--- start RECORDED INFORMATION ---
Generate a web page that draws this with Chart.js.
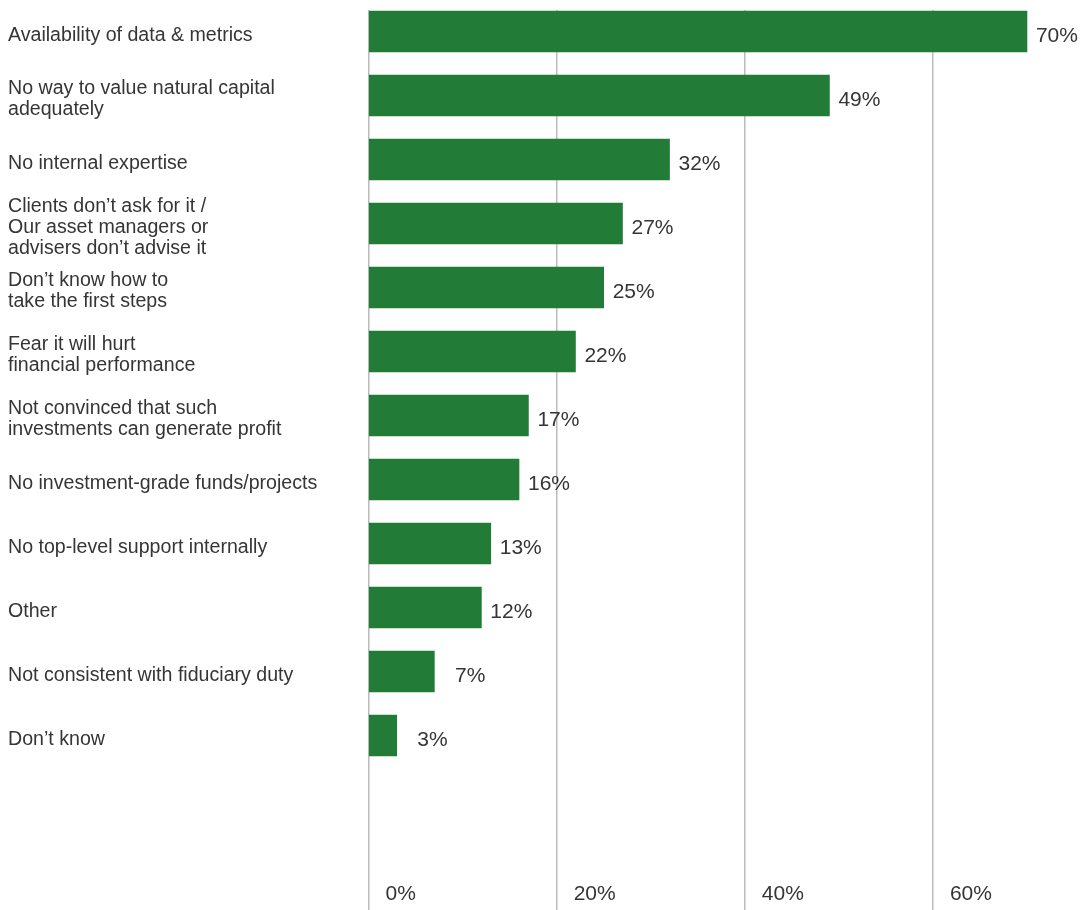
<!DOCTYPE html>
<html>
<head>
<meta charset="utf-8">
<script src="https://cdn.jsdelivr.net/npm/chart.js@4"></script>
<style>
  html, body { margin: 0; padding: 0; background: #ffffff; }
  #wrap { width: 1090px; height: 910px; }
</style>
</head>
<body>
<div id="wrap"><canvas id="c" width="1090" height="910"></canvas></div>
<script>
const categories = [
  ["Availability of data & metrics"],
  ["No way to value natural capital", "adequately"],
  ["No internal expertise"],
  ["Clients don\u2019t ask for it /", "Our asset managers or", "advisers don\u2019t advise it"],
  ["Don\u2019t know how to", "take the first steps"],
  ["Fear it will hurt", "financial performance"],
  ["Not convinced that such", "investments can generate profit"],
  ["No investment-grade funds/projects"],
  ["No top-level support internally"],
  ["Other"],
  ["Not consistent with fiduciary duty"],
  ["Don\u2019t know"]
];
const values = [70, 49, 32, 27, 25, 22, 17, 16, 13, 12, 7, 3];
const xTickValues = [0, 20, 40, 60];

const TEXT = '#353535';
const FONT = "'Liberation Sans', Arial, Helvetica, sans-serif";

const valueLabels = {
  id: 'valueLabels',
  afterDatasetsDraw(chart) {
    const ctx = chart.ctx;
    const meta = chart.getDatasetMeta(0);
    ctx.save();
    ctx.font = "21px " + FONT;
    ctx.fillStyle = TEXT;
    ctx.textAlign = 'right';
    ctx.textBaseline = 'middle';
    meta.data.forEach((bar, i) => {
      ctx.fillText(values[i] + '%', bar.x + 51, bar.y + 4.5);
    });
    ctx.restore();
  }
};

new Chart(document.getElementById('c'), {
  type: 'bar',
  data: {
    datasets: [{
      data: values.map((v, i) => ({ x: v, y: i })),
      backgroundColor: '#227b36',
      borderWidth: 0,
      barThickness: 41
    }]
  },
  options: {
    indexAxis: 'y',
    responsive: false,
    animation: false,
    layout: { padding: { left: 8, top: 10, right: 0, bottom: 0 } },
    plugins: { legend: { display: false }, tooltip: { enabled: false } },
    scales: {
      x: {
        type: 'linear',
        position: 'bottom',
        min: 0,
        max: 76.7,
        afterBuildTicks(scale) { scale.ticks = xTickValues.map(v => ({ value: v })); },
        afterFit(scale) { scale.height = 30; },
        grid: { color: '#bbbbbb', lineWidth: 1.5, drawTicks: true, tickLength: 30, tickColor: '#bbbbbb' },
        border: { display: false },
        ticks: {
          align: 'start',
          labelOffset: 17,
          padding: -28,
          color: TEXT,
          font: { family: FONT, size: 21 },
          callback: v => v + '%'
        }
      },
      y: {
        type: 'linear',
        reverse: true,
        offset: false,
        min: -0.336,
        max: 13.258,
        afterBuildTicks(scale) { scale.ticks = categories.map((c, i) => ({ value: i })); },
        afterFit(scale) { scale.width = 360.5; scale.paddingTop = 0; scale.paddingBottom = 0; },
        grid: { display: false, offset: false },
        border: { display: false },
        ticks: {
          crossAlign: 'far',
          labelOffset: 4,
          color: TEXT,
          font: { family: FONT, size: 19.6, lineHeight: 1.07 },
          callback: v => categories[v]
        }
      }
    }
  },
  plugins: [valueLabels]
});
</script>
</body>
</html>
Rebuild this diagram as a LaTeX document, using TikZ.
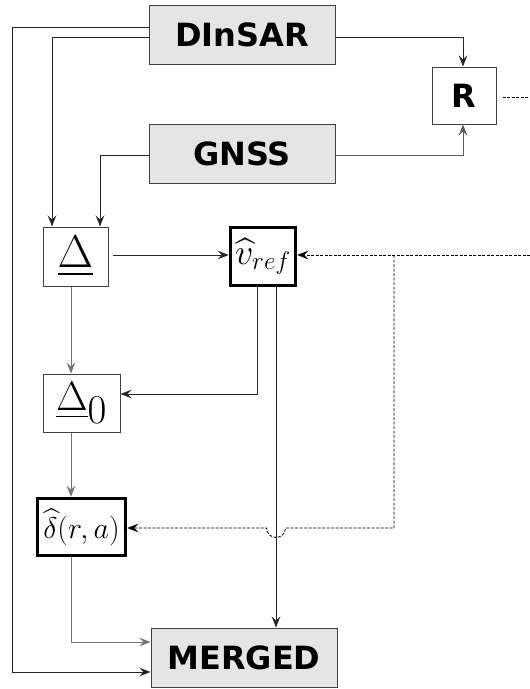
\RequirePackage{fix-cm}
\documentclass[tikz,border=0pt]{standalone}
\usepackage{fontspec}
\usepackage{amsmath}
\newfontfamily\boxfont{DejaVu Sans}
\usetikzlibrary{arrows.meta}
\DeclareFontShape{OMX}{cmex}{m}{n}{<->cmex10}{}
\begin{document}
\begin{tikzpicture}[x=1pt,y=-1pt,
  tip/.style={-{Stealth[length=11pt,width=8.5pt,inset=4pt]}},
  link/.style={line width=0.9pt,draw=black!85,tip},
  glink/.style={line width=1pt,draw=black!55,tip},
  dlink/.style={line width=0.8pt,draw=black,dash pattern=on 3pt off 1.5pt},
  graybox/.style={draw=black!75,line width=1pt,fill=black!10,inner sep=0pt,
     font=\boxfont\bfseries\fontsize{32}{32}\selectfont},
  thinbox/.style={draw=black!75,line width=1pt,fill=white,inner sep=0pt},
  thickbox/.style={draw=black,line width=3.5pt,fill=white,inner sep=0pt}]
\useasboundingbox (0,0) rectangle (530,689);

\node[graybox,minimum width=186pt,minimum height=59pt] (dinsar) at (242,34.5) {DInSAR};
\node[graybox,minimum width=186pt,minimum height=59pt] (gnss) at (242,153.5) {GNSS};
\node[graybox,minimum width=186pt,minimum height=59pt] (merged) at (244,657.5) {MERGED};
\node[thinbox,minimum width=64pt,minimum height=57pt,
      font=\boxfont\bfseries\fontsize{32}{32}\selectfont] (r) at (464,95.5) {R};
\node[thinbox,minimum width=65pt,minimum height=59pt,
      font=\fontsize{46}{46}\selectfont] (delta) at (75.5,256.5) {$\underline{\Delta}$};
\node[thickbox,minimum width=65pt,minimum height=58pt,
      font=\fontsize{36}{36}\selectfont] (vref) at (263,256.5) {$\widehat{v}_{ref}$};
\node[thinbox,minimum width=77pt,minimum height=58pt,
      font=\fontsize{41}{41}\selectfont] (delta0) at (81.5,403) {$\underline{\Delta}_{\textstyle 0}$};
\node[thickbox,minimum width=88pt,minimum height=57pt,
      font=\fontsize{30}{30}\selectfont] (dra) at (81.5,527) {$\widehat{\delta}(r,a)$};

% coordinates for free ends
\coordinate (redge) at (530,97);
\coordinate (vedge) at (530,255);

% DInSAR outer loop to MERGED
\draw[link] (dinsar.west |- 0,27) -- (12,27) -- (12,672) -- (merged.west |- 0,672);
% DInSAR to Delta
\draw[link] (dinsar.west |- 0,37) -- (52,37) -- (delta.north -| 52,0);
% GNSS to Delta
\draw[link] (gnss.west |- 0,155) -- (100,155) -- (delta.north -| 100,0);
% DInSAR to R
\draw[link] (dinsar.east |- 0,37) -- (463,37) -- (r.north -| 463,0);
% GNSS to R
\draw[link,draw=black!65] (gnss.east |- 0,155) -- (463,155) -- (r.south -| 463,0);
% R dashed out
\draw[dlink] (r.east |- redge) ++(6,0) -- (redge);
% Delta to vref
\draw[link] (delta.east |- 0,255) ++(4,0) -- (vref.west |- 0,255);
% dashed into vref and dra
\draw[dlink,tip] (vedge) -- (vref.east |- vedge);
\draw[dlink,tip] (394,255) -- (394,528) -- (285.5,528)
   arc[start angle=0,end angle=180,radius=9.5] -- (dra.east |- 0,528);
% vref to Delta0
\draw[link] (vref.south -| 257,0) -- (257,394) -- (delta0.east |- 0,394);
% vref to MERGED
\draw[link] (vref.south -| 276,0) -- (merged.north -| 276,0);
% Delta -> Delta0 -> dra
\draw[glink] (delta.south -| 71,0) -- (delta0.north -| 71,0);
\draw[glink] (delta0.south -| 71,0) -- (dra.north -| 71,0);
% dra to MERGED
\draw[glink] (dra.south -| 71,0) -- (71,642) -- (merged.west |- 0,642);
\end{tikzpicture}
\end{document}
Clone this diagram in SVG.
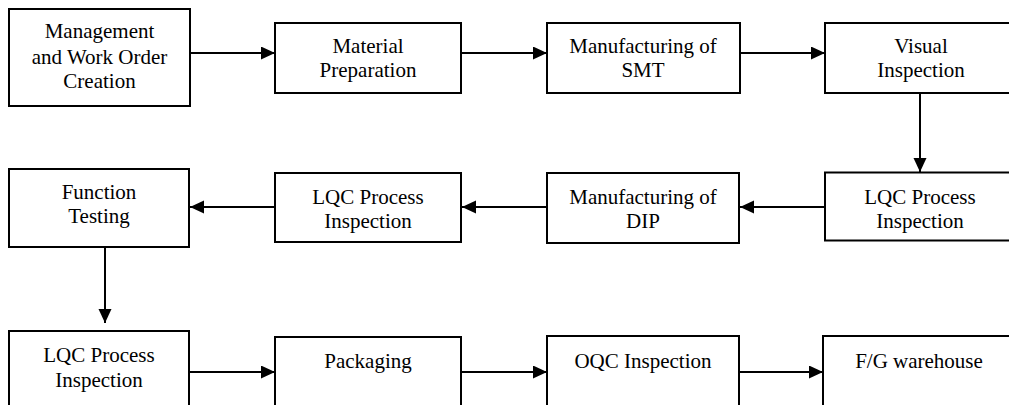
<svg xmlns="http://www.w3.org/2000/svg" width="1009" height="405" viewBox="0 0 1009 405">
<style>
.box{fill:#fff;stroke:#000;stroke-width:2}
.t{font-family:'Liberation Serif','Times New Roman',Times,serif;font-size:21px;fill:#000;text-anchor:middle}
.c{stroke:#000;stroke-width:2;fill:none;marker-end:url(#ah)}
</style>
<defs>
<marker id="ah" markerUnits="userSpaceOnUse" markerWidth="15" markerHeight="14" refX="14" refY="6.5" orient="auto">
<path d="M0,0 L14,6.5 L0,13 Z" fill="#000"/>
</marker>
</defs>
<rect width="1009" height="405" fill="#fff"/>
<g id="connectors">
<line class="c" x1="190" y1="53" x2="275" y2="53"/>
<line class="c" x1="461" y1="53" x2="547" y2="53"/>
<line class="c" x1="740" y1="53" x2="825" y2="53"/>
<line class="c" x1="920" y1="93" x2="920" y2="172"/>
<line class="c" x1="825" y1="207" x2="740" y2="207"/>
<line class="c" x1="547" y1="207" x2="462" y2="207"/>
<line class="c" x1="275" y1="207" x2="190" y2="207"/>
<line class="c" x1="105" y1="248" x2="105" y2="323"/>
<line class="c" x1="189" y1="372" x2="275" y2="372"/>
<line class="c" x1="461" y1="372" x2="547" y2="372"/>
<line class="c" x1="739" y1="372" x2="823" y2="372"/>
</g>
<g id="n1"><rect class="box" x="9" y="9" width="181" height="97"/>
<text class="t" font-family="Liberation Serif, serif" x="99.5" y="38">Management</text><text class="t" x="99.5" y="63.5">and Work Order</text><text class="t" x="99.5" y="88">Creation</text></g>
<g id="n2"><rect class="box" x="275" y="23" width="186" height="70"/>
<text class="t" x="368" y="53">Material</text><text class="t" x="368" y="77">Preparation</text></g>
<g id="n3"><rect class="box" x="547" y="23" width="193" height="70"/>
<text class="t" x="643" y="53">Manufacturing of</text><text class="t" x="643" y="77">SMT</text></g>
<g id="n4"><rect class="box" x="825" y="23" width="194" height="70"/>
<text class="t" x="921" y="53">Visual</text><text class="t" x="921" y="77">Inspection</text></g>
<g id="n5"><rect class="box" x="825" y="172.5" width="194" height="68"/>
<text class="t" x="920" y="204">LQC Process</text><text class="t" x="920" y="228">Inspection</text></g>
<g id="n6"><rect class="box" x="547" y="173" width="192" height="70"/>
<text class="t" x="643" y="204">Manufacturing of</text><text class="t" x="643" y="228">DIP</text></g>
<g id="n7"><rect class="box" x="275" y="173" width="186" height="69"/>
<text class="t" x="368" y="204">LQC Process</text><text class="t" x="368" y="228">Inspection</text></g>
<g id="n8"><rect class="box" x="9" y="169" width="180" height="78"/>
<text class="t" x="99" y="199">Function</text><text class="t" x="99" y="223">Testing</text></g>
<g id="n9"><rect class="box" x="9" y="331" width="180" height="100"/>
<text class="t" x="99" y="362">LQC Process</text><text class="t" x="99" y="387">Inspection</text></g>
<g id="n10"><rect class="box" x="275" y="337" width="186" height="100"/>
<text class="t" x="368" y="368">Packaging</text></g>
<g id="n11"><rect class="box" x="547" y="336" width="192" height="100"/>
<text class="t" x="643" y="368">OQC Inspection</text></g>
<g id="n12"><rect class="box" x="823" y="336" width="200" height="100"/>
<text class="t" x="919" y="368">F/G warehouse</text></g>
</svg>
--- end RECORDED INFORMATION ---
## DIRECTION
Everything from the line that contains "Rebuild this diagram" down to the line that contains "(0,0) rectangle (530,689);" should be written out exactly, end lines too, minus the pictures.

## RESULT
Rebuild this diagram as a LaTeX document, using TikZ.
\RequirePackage{fix-cm}
\documentclass[tikz,border=0pt]{standalone}
\usepackage{fontspec}
\usepackage{amsmath}
\newfontfamily\boxfont{DejaVu Sans}
\usetikzlibrary{arrows.meta}
\DeclareFontShape{OMX}{cmex}{m}{n}{<->cmex10}{}
\begin{document}
\begin{tikzpicture}[x=1pt,y=-1pt,
  tip/.style={-{Stealth[length=11pt,width=8.5pt,inset=4pt]}},
  link/.style={line width=0.9pt,draw=black!85,tip},
  glink/.style={line width=1pt,draw=black!55,tip},
  dlink/.style={line width=0.8pt,draw=black,dash pattern=on 3pt off 1.5pt},
  graybox/.style={draw=black!75,line width=1pt,fill=black!10,inner sep=0pt,
     font=\boxfont\bfseries\fontsize{32}{32}\selectfont},
  thinbox/.style={draw=black!75,line width=1pt,fill=white,inner sep=0pt},
  thickbox/.style={draw=black,line width=3.5pt,fill=white,inner sep=0pt}]
\useasboundingbox (0,0) rectangle (530,689);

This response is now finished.